**Record set**
——————————
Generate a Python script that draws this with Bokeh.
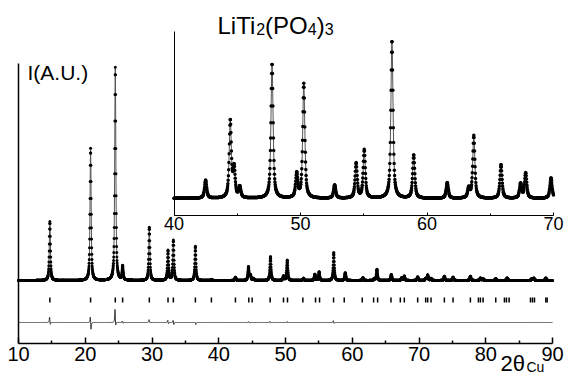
import numpy as np
from bokeh.plotting import figure
from bokeh.models import Range1d, LinearAxis, FixedTicker, Label, ColumnDataSource
from bokeh.embed import file_html
from bokeh.resources import INLINE

# ---- data ----
peak_pos = [14.7, 20.8, 24.5, 25.6, 29.6, 32.4, 33.2, 36.5, 38.9, 42.5, 44.45, 44.75, 45.2,
            47.75, 49.7, 50.26, 52.7, 54.4, 55.04, 57.23, 58.95, 61.6, 63.3, 63.7, 65.85,
            67.4, 67.8, 69.8, 71.0, 71.3, 71.8, 73.8, 75.1, 77.7, 79.2, 79.6, 81.5, 83.2,
            86.9, 87.2, 89.0]
peak_int = [27.7, 62.0, 100.0, 6.6, 24.9, 14.1, 18.8, 16.0, 0.5, 1.5, 6.4, 2.4, 0.9,
            11.2, 2.0, 9.5, 1.1, 2.9, 4.0, 13.1, 3.6, 1.3, 0.8, 5.2, 2.8,
            1.2, 2.1, 1.7, 0.9, 2.6, 1.0, 2.0, 1.6, 2.0, 1.2, 0.8, 0.9, 1.2,
            0.8, 1.1, 1.2]

bragg_pos = [14.7, 20.8, 24.5, 25.6, 29.6, 32.4, 33.2, 36.5, 38.9, 42.5, 44.5, 45.0, 47.7,
             49.7, 50.3, 52.6, 54.5, 55.1, 57.2, 58.8, 61.5, 63.2, 63.8, 65.8, 67.2, 67.8,
             69.8, 71.0, 71.3, 71.8, 73.8, 75.1, 77.7, 78.9, 79.2, 79.6, 81.5, 82.8, 83.1,
             83.5, 86.7, 87.0, 87.3, 89.0, 89.2]

diff_pos = [14.7, 20.8, 24.5, 25.6, 29.6, 32.4, 33.2, 36.5, 44.5, 47.7, 50.3, 57.2]
diff_up = [2.8, 3.3, 6.6, 0.8, 1.4, 1.2, 1.2, 0.3, 0.5, 0.6, 0.5, 1.0]
diff_down = [1.4, 3.8, 2.4, 0.5, 0.3, 0.8, 1.2, 1.0, 0.3, 0.3, 0.3, 0.6]

x_ticks = [10, 20, 30, 40, 50, 60, 70, 80, 90]
x_minor = [15, 25, 35, 45, 55, 65, 75, 85]
inset_ticks = [40, 50, 60, 70]
inset_minor = [45, 55, 65]

# ---- profile built from the peak table ----
tt = np.round(np.arange(10.0, 90.0001, 0.02), 2)
FWHM, ETA = 0.2, 0.7


def pv(x, c, w=FWHM, eta=ETA):
    z = (x - c) / (w / 2.0)
    return eta / (1 + z * z) + (1 - eta) * np.exp(-np.log(2) * z * z)


obs = np.zeros_like(tt)
for c, h in zip(peak_pos, peak_int):
    obs += h * pv(tt, c)

DIFF_OFF = -19.72
diff = np.full_like(tt, DIFF_OFF)
for c, u, d in zip(diff_pos, diff_up, diff_down):
    diff += u * pv(tt, c - 0.04, 0.1, 1.0) - d * pv(tt, c + 0.06, 0.1, 1.0)

main_src = ColumnDataSource(dict(x=tt, y=obs, d=diff))
m = (tt >= 40) & (tt <= 70)
ins_src = ColumnDataSource(dict(x=tt[m], y=obs[m]))

# ---- figure geometry (frame = whole canvas, axes at fixed locations) ----
W, H = 564, 375
PXU = 2.13            # px per intensity unit, main
MX = 534 / 80.0       # px per degree, main
X0 = 10 - 18 / MX
X1 = 90 + 12 / MX
Y1 = 280 / PXU
Y0 = -(H - 280) / PXU
AXY = -63 / PXU       # main x-axis position
p = figure(width=W, height=H, output_backend="svg", toolbar_location=None,
           x_range=Range1d(X0, X1), y_range=Range1d(Y0, Y1),
           min_border=0, min_border_left=0, min_border_right=0,
           min_border_top=0, min_border_bottom=0,
           x_axis_type=None, y_axis_type=None)
p.outline_line_color = None
p.grid.visible = False
p.background_fill_color = "white"
p.border_fill_color = "white"

IMX = 379.5 / 30.0    # px per degree, inset
IPX = 12.05           # px per intensity unit, inset
p.extra_x_ranges = {"ix": Range1d(40 - 173.5 / IMX, 70 + 11 / IMX)}
p.extra_y_ranges = {"iy": Range1d(-(H - 198) / IPX, 198 / IPX)}
IAX = -17 / IPX

FONT = "Liberation Sans"

xax = LinearAxis(fixed_location=AXY, bounds=(10, 90),
                 ticker=FixedTicker(ticks=x_ticks, minor_ticks=x_minor),
                 major_tick_in=6, major_tick_out=0, minor_tick_in=3, minor_tick_out=0,
                 axis_line_width=1.5, major_tick_line_width=1.5, minor_tick_line_width=1.5,
                 major_label_text_font=FONT, major_label_text_font_size="20px",
                 major_label_text_color="black", major_label_standoff=3)
p.add_layout(xax, "below")
yax = LinearAxis(fixed_location=10, bounds=(AXY, 217 / PXU), ticker=FixedTicker(ticks=[]),
                 axis_line_width=1.5, major_tick_line_color=None, minor_tick_line_color=None,
                 major_label_text_font_size="0px")
p.add_layout(yax, "left")

ixax = LinearAxis(x_range_name="ix", y_range_name="iy", fixed_location=IAX, bounds=(40, 70),
                  ticker=FixedTicker(ticks=inset_ticks, minor_ticks=inset_minor),
                  major_tick_in=3, major_tick_out=0, minor_tick_in=2, minor_tick_out=0,
                  axis_line_width=1.0,
                  major_label_text_font=FONT, major_label_text_font_size="18px",
                  major_label_text_color="black", major_label_standoff=1)
p.add_layout(ixax, "below")
iyax = LinearAxis(x_range_name="ix", y_range_name="iy", fixed_location=40,
                  bounds=(IAX, 167 / IPX), ticker=FixedTicker(ticks=[]), axis_line_width=1.0,
                  major_tick_line_color=None, minor_tick_line_color=None,
                  major_label_text_font_size="0px")
p.add_layout(iyax, "left")

# main pattern
p.line("x", "y", source=main_src, line_color="#555555", line_width=1)
p.scatter("x", "y", source=main_src, size=3, fill_color="black", line_color=None)
p.segment(x0=bragg_pos, y0=[-17 / PXU] * len(bragg_pos), x1=bragg_pos,
          y1=[-22 / PXU] * len(bragg_pos), line_color="black", line_width=1.5)
p.line("x", "d", source=main_src, line_color="#333333", line_width=1)

# inset pattern
p.line("x", "y", source=ins_src, line_color="#555555", line_width=1,
       x_range_name="ix", y_range_name="iy")
p.scatter("x", "y", source=ins_src, size=3.5, fill_color="black", line_color=None,
          x_range_name="ix", y_range_name="iy")


def sx(px):
    return X0 + px / MX


def sy(py):
    return (280 - py) / PXU


# texts (baseline positions corrected for the renderer's baseline shift)
SH = 8
p.add_layout(Label(x=sx(27), y=sy(80 - SH), text="I(A.U.)", text_font=FONT,
                   text_font_size="21px", text_color="black", text_baseline="alphabetic"))

tx, ty = sx(217), sy(33 - SH)
pieces = [("LiTi", 0, 0, "24px"), ("2", 38.7, -3, "16px"), ("(PO", 47.6, 0, "24px"),
          ("4", 90.3, -3, "16px"), (")", 99.2, 0, "24px"), ("3", 107.2, -3, "16px")]
for t, dx, dy, fs in pieces:
    p.add_layout(Label(x=tx, y=ty, x_offset=dx, y_offset=dy, text=t, text_font=FONT,
                       text_font_size=fs, text_color="black", text_baseline="alphabetic"))

ax_x, ax_y = sx(500), sy(371 - SH)
p.add_layout(Label(x=ax_x, y=ax_y, text="2θ", text_font=FONT, text_font_size="22px",
                   text_color="black", text_baseline="alphabetic"))
p.add_layout(Label(x=ax_x, y=ax_y, x_offset=26, y_offset=-3, text="Cu", text_font=FONT,
                   text_font_size="14px", text_color="black", text_baseline="alphabetic"))

open("out.html", "w").write(file_html(p, INLINE))
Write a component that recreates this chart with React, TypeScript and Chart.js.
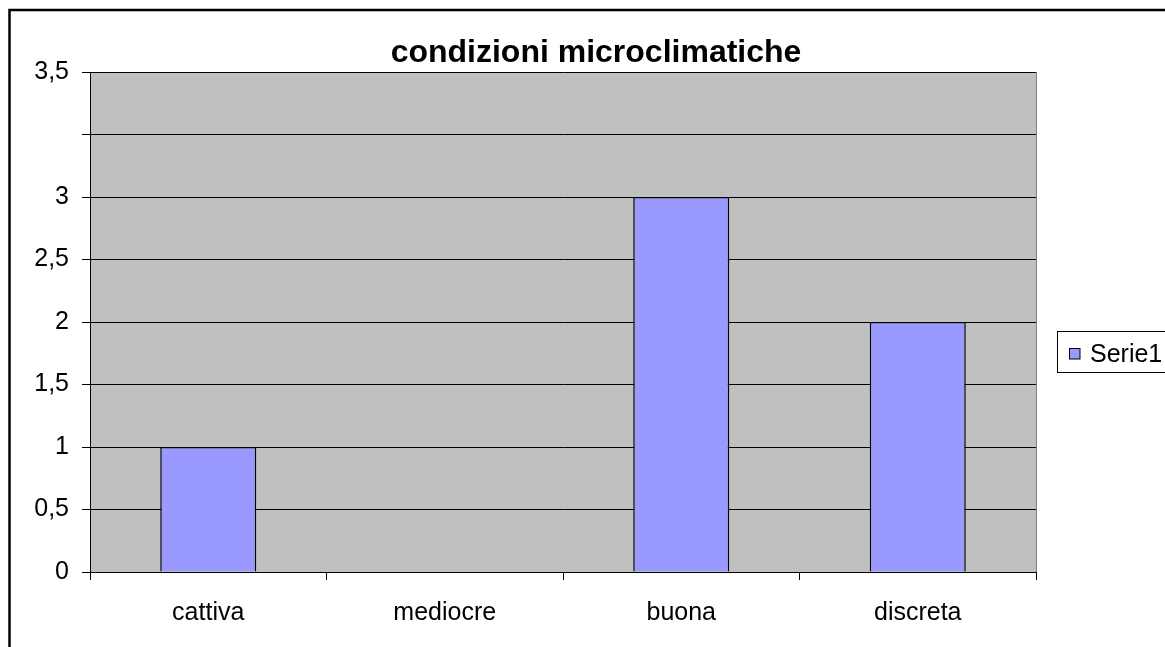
import React, { useEffect, useRef } from "react";
import { Chart, registerables } from "chart.js";

Chart.register(...registerables);

const TITLE = "condizioni microclimatiche";
const SERIES_LABEL = "Serie1";
const categories = ["cattiva", "mediocre", "buona", "discreta"];
const values = [1, 0, 3, 2];
const yMax = 4;
const yTickValues = [0, 0.5, 1, 1.5, 2, 2.5, 3, 3.5, 4];
const yTickLabels = ["0", "0,5", "1", "1,5", "2", "2,5", "3", "", "3,5"];

const FONT = "'Liberation Sans', Arial, sans-serif";
const BAR_COLOR = "#9999FF";
const PLOT_BG = "#C0C0C0";

const decorPlugin = {
  id: "decor",
  beforeDraw(chart: any) {
    const { ctx, chartArea } = chart;
    ctx.save();
    ctx.fillStyle = "#ffffff";
    ctx.fillRect(0, 0, chart.width, chart.height);
    ctx.fillStyle = PLOT_BG;
    ctx.fillRect(chartArea.left, chartArea.top, chartArea.right - chartArea.left, chartArea.bottom - chartArea.top);
    ctx.restore();
  },
  afterDraw(chart: any) {
    const { ctx, chartArea } = chart;
    ctx.save();
    // right plot border
    ctx.strokeStyle = "#808080";
    ctx.lineWidth = 1;
    ctx.beginPath();
    ctx.moveTo(chartArea.right + 0.5, chartArea.top);
    ctx.lineTo(chartArea.right + 0.5, chartArea.bottom);
    ctx.stroke();
    // outer frame
    ctx.strokeStyle = "#000000";
    ctx.lineWidth = 2.5;
    ctx.strokeRect(9.5, 10, chart.width + 50, chart.height + 50);
    // title
    ctx.fillStyle = "#000000";
    ctx.font = `bold 32px ${FONT}`;
    ctx.textAlign = "center";
    ctx.textBaseline = "alphabetic";
    ctx.fillText(TITLE, 596, 62);
    // legend
    ctx.lineWidth = 1;
    ctx.strokeRect(1057.5, 331.5, 200, 41);
    ctx.fillStyle = BAR_COLOR;
    ctx.fillRect(1069, 348, 11, 11);
    ctx.strokeRect(1069.5, 348.5, 10.5, 10.5);
    ctx.fillStyle = "#000000";
    ctx.font = `25px ${FONT}`;
    ctx.textBaseline = "alphabetic";
    ctx.textAlign = "left";
    ctx.fillText(SERIES_LABEL, 1090, 362);
    ctx.restore();
  },
};

export default function App() {
  const ref = useRef<HTMLCanvasElement | null>(null);
  useEffect(() => {
    if (!ref.current) return;
    const chart = new Chart(ref.current, {
      type: "bar",
      data: {
        labels: categories,
        datasets: [
          {
            label: SERIES_LABEL,
            data: values,
            backgroundColor: BAR_COLOR,
            borderColor: "#000000",
            borderWidth: 1.5,
            barPercentage: 0.406,
            categoryPercentage: 1,
          },
        ],
      },
      options: {
        animation: false,
        responsive: false,
        maintainAspectRatio: false,
        layout: { padding: { left: 0, right: 129, top: 72, bottom: 0 } },
        plugins: {
          legend: { display: false },
          tooltip: { enabled: false },
          title: { display: false },
        },
        scales: {
          x: {
            offset: true,
            grid: {
              offset: true,
              drawOnChartArea: false,
              drawTicks: true,
              tickLength: 8,
              color: "#000000",
            },
            border: { display: true, color: "#000000", width: 1 },
            ticks: {
              color: "#000000",
              font: { family: FONT, size: 25 },
              padding: 18,
              maxRotation: 0,
            },
            afterFit(scale: any) {
              scale.height = 75;
            },
          },
          y: {
            min: 0,
            max: yMax,
            afterBuildTicks(scale: any) {
              scale.ticks = yTickValues.map((v) => ({ value: v }));
            },
            grid: {
              color: "#000000",
              lineWidth: 1,
              drawTicks: true,
              tickLength: 8,
            },
            border: { display: true, color: "#000000", width: 1 },
            ticks: {
              color: "#000000",
              font: { family: FONT, size: 25 },
              padding: 13,
              autoSkip: false,
              callback: (v: any) => {
                const i = yTickValues.indexOf(Number(v));
                return i >= 0 ? yTickLabels[i] : "";
              },
            },
            afterFit(scale: any) {
              scale.width = 90;
            },
          },
        },
      },
      plugins: [decorPlugin],
    });
    return () => chart.destroy();
  }, []);
  return (
    <div style={{ position: "fixed", left: 0, top: 0, width: 1165, height: 647, background: "#fff" }}>
      <canvas ref={ref} width={1165} height={647} style={{ width: 1165, height: 647, display: "block" }} />
    </div>
  );
}
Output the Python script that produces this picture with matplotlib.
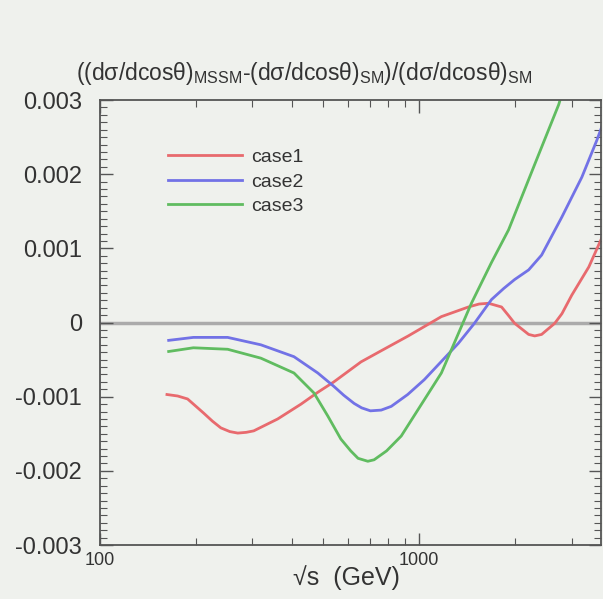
import numpy as np
import matplotlib
matplotlib.use("Agg")
import matplotlib.pyplot as plt
from matplotlib.ticker import FixedLocator, NullFormatter, AutoMinorLocator

# values
x_case1 = [162, 175, 188, 211, 225, 239, 255, 270, 287, 303, 360, 426, 481, 540, 657, 760, 924, 1173, 1426,
           1540, 1648, 1811, 1900, 1990, 2202, 2300, 2418, 2658, 2800, 3006, 3399, 3740]
y_case1 = [-0.00097, -0.00099, -0.00103, -0.00122, -0.00133, -0.00142, -0.00147, -0.00149, -0.00148, -0.00146,
           -0.0013, -0.0011, -0.00094, -0.0008, -0.00053, -0.00038, -0.00018, 0.00008, 0.00021,
           0.00025, 0.00026, 0.00021, 0.0001, -0.00001, -0.00016, -0.00018, -0.00016, -0.00001, 0.00012,
           0.00037, 0.00075, 0.00115]

x_case2 = [164, 196, 251, 319, 405, 481, 540, 580, 625, 660, 703, 760, 817, 920, 1037, 1326, 1489, 1684,
           1840, 1990, 2202, 2418, 2796, 3232, 3603, 3740]
y_case2 = [-0.00024, -0.0002, -0.0002, -0.0003, -0.00046, -0.00068, -0.00086, -0.00098, -0.00109, -0.00115,
           -0.00119, -0.00118, -0.00113, -0.00097, -0.00077, -0.00028, -0.00001, 0.00031,
           0.00046, 0.00058, 0.00071, 0.00091, 0.00142, 0.00196, 0.00246, 0.00265]

x_case3 = [164, 196, 251, 319, 405, 468, 517, 568, 610, 643, 690, 722, 790, 878, 1173, 1457, 1684, 1905,
           2299, 2736, 2850]
y_case3 = [-0.00039, -0.00034, -0.00036, -0.00048, -0.00068, -0.00095, -0.00126, -0.00157, -0.00173, -0.00183,
           -0.00187, -0.00185, -0.00173, -0.00153, -0.00068, 0.00026, 0.00081, 0.00125,
           0.00213, 0.00294, 0.0032]

labels = ["case1", "case2", "case3"]
colors = ["#e86a6e", "#7272e6", "#60bc60"]

plt.rcParams['font.family'] = ['Liberation Sans', 'DejaVu Sans']
plt.rcParams['mathtext.fontset'] = 'custom'
plt.rcParams['mathtext.rm'] = 'Liberation Sans'
plt.rcParams['mathtext.it'] = 'Liberation Sans:italic'

bg = "#eff1ed"
txt = "#333333"
fig = plt.figure(figsize=(6.03, 5.99), dpi=100, facecolor=bg)
ax = fig.add_axes([0.166, 0.09, 0.83, 0.743], facecolor=bg)

ax.axhline(0, color="#ababab", lw=2.5, zorder=1)
for xs, ys, lab, c in zip([x_case1, x_case2, x_case3], [y_case1, y_case2, y_case3], labels, colors):
    ax.plot(xs, ys, color=c, lw=2, label=lab, zorder=2, solid_joinstyle="round")

ax.set_xscale("log")
ax.set_xlim(100, 3700)
ax.set_ylim(-0.003, 0.003)

ax.xaxis.set_major_locator(FixedLocator([100, 1000]))
ax.xaxis.set_minor_locator(FixedLocator([200, 300, 400, 500, 600, 700, 800, 900, 2000, 3000]))
ax.xaxis.set_minor_formatter(NullFormatter())
ax.set_xticklabels(["100", "1000"])
ax.set_yticks([-0.003, -0.002, -0.001, 0, 0.001, 0.002, 0.003])
ax.set_yticklabels(["-0.003", "-0.002", "-0.001", "0", "0.001", "0.002", "0.003"])
ax.yaxis.set_minor_locator(AutoMinorLocator(10))

ax.tick_params(which="both", direction="in", top=True, right=True, color="#555555")
ax.tick_params(which="major", length=9, width=1)
ax.tick_params(which="minor", length=5, width=0.8)
ax.tick_params(axis="y", labelsize=17, pad=13, labelcolor=txt)
ax.tick_params(axis="x", labelsize=13, pad=5, labelcolor=txt)
for s in ax.spines.values():
    s.set_color("#555555")
    s.set_linewidth(1.3)

fig.text(0.575, 0.035, "√s  (GeV)", ha="center", va="center", fontsize=18, color=txt)
fig.text(0.505, 0.878,
         r"((dσ/dcosθ)$_{\rm MSSM}$-(dσ/dcosθ)$_{\rm SM}$)/(dσ/dcosθ)$_{\rm SM}$",
         ha="center", va="center", fontsize=16.5, color=txt)

ax.legend(loc="upper left", bbox_to_anchor=(0.1, 0.93), frameon=False, fontsize=14,
          handlelength=3.8, labelspacing=0.35, handletextpad=0.5,
          labelcolor=txt)

fig.savefig("out.png", dpi=100, facecolor=bg)
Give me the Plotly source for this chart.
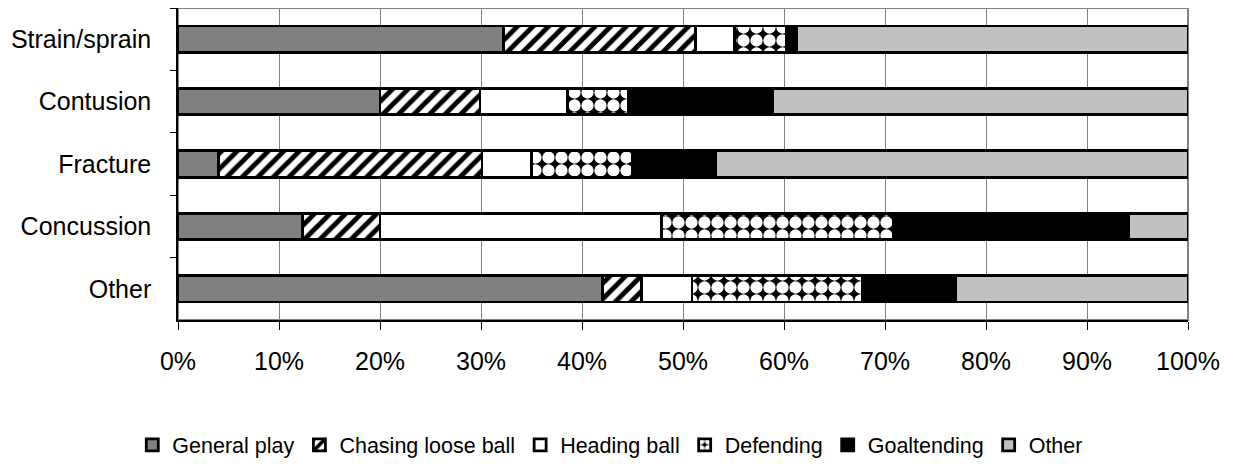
import plotly.graph_objects as go

categories = ["Strain/sprain", "Contusion", "Fracture", "Concussion", "Other"]
series_names = ["General play", "Chasing loose ball", "Heading ball", "Defending", "Goaltending", "Other"]
general_play = [32.2, 20.0, 4.0, 12.3, 42.0]
chasing_loose_ball = [19.0, 9.9, 26.1, 7.7, 3.9]
heading_ball = [3.9, 8.7, 4.9, 27.9, 5.0]
defending = [5.1, 6.0, 10.0, 22.9, 16.9]
goaltending = [1.0, 14.3, 8.2, 23.3, 9.2]
other = [38.8, 41.1, 46.8, 5.9, 23.0]
x_ticks = [0, 10, 20, 30, 40, 50, 60, 70, 80, 90, 100]
x_tick_labels = [f"{t}%" for t in x_ticks]

values = [general_play, chasing_loose_ball, heading_ball, defending, goaltending, other]
styles = [
    dict(color="#808080"),
    dict(color="white", pattern=dict(shape="/", fgcolor="black", bgcolor="white", size=11, solidity=0.45, fillmode="replace")),
    dict(color="white"),
    dict(color="black", pattern=dict(shape=".", fgcolor="white", bgcolor="black", size=13, solidity=0.70, fillmode="replace")),
    dict(color="black"),
    dict(color="#C0C0C0"),
]

fig = go.Figure()
for name, vals, st in zip(series_names, values, styles):
    marker = dict(st)
    marker["line"] = dict(color="black", width=2.8)
    fig.add_trace(go.Bar(y=categories, x=vals, name=name, orientation="h", marker=marker))

fig.update_layout(
    width=1226, height=458,
    margin=dict(l=170, r=46, t=0, b=142),
    barmode="stack", bargap=0.575,
    plot_bgcolor="white", paper_bgcolor="white",
    font=dict(family="Liberation Sans, Arial, sans-serif", size=25, color="black"),
    showlegend=True,
    legend=dict(orientation="h", x=0.428, xanchor="center", y=-0.40, yanchor="middle",
                font=dict(size=21.5), traceorder="normal", itemwidth=30,
                itemclick=False),
    shapes=[dict(type="rect", xref="paper", yref="paper", x0=0, x1=1, y0=0, y1=1,
                 line=dict(color="#808080", width=2), layer="below")],
)
fig.update_xaxes(range=[0, 100], tickvals=x_ticks, ticktext=x_tick_labels,
                 showgrid=True, gridcolor="#808080", gridwidth=1,
                 showline=True, linecolor="black", linewidth=1.5,
                 ticks="outside", ticklen=8, tickcolor="black", tickwidth=1,
                 ticklabelstandoff=10, zeroline=False, fixedrange=True)
fig.update_yaxes(categoryorder="array", categoryarray=categories, autorange="reversed",
                 showline=True, linecolor="black", linewidth=1.5,
                 ticks="outside", ticklen=6, tickcolor="black", tickson="boundaries",
                 ticklabelstandoff=20, showgrid=False, fixedrange=True)

fig.write_html("out.html")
——————————
**Work to complete**
From the listing above, pick out every line containing "that".

**Finished answer**
Generate a Python script that draws this with Bokeh.
Write a component that recreates this chart with React, TypeScript and Chart.js.
Output the Python script that produces this picture with matplotlib.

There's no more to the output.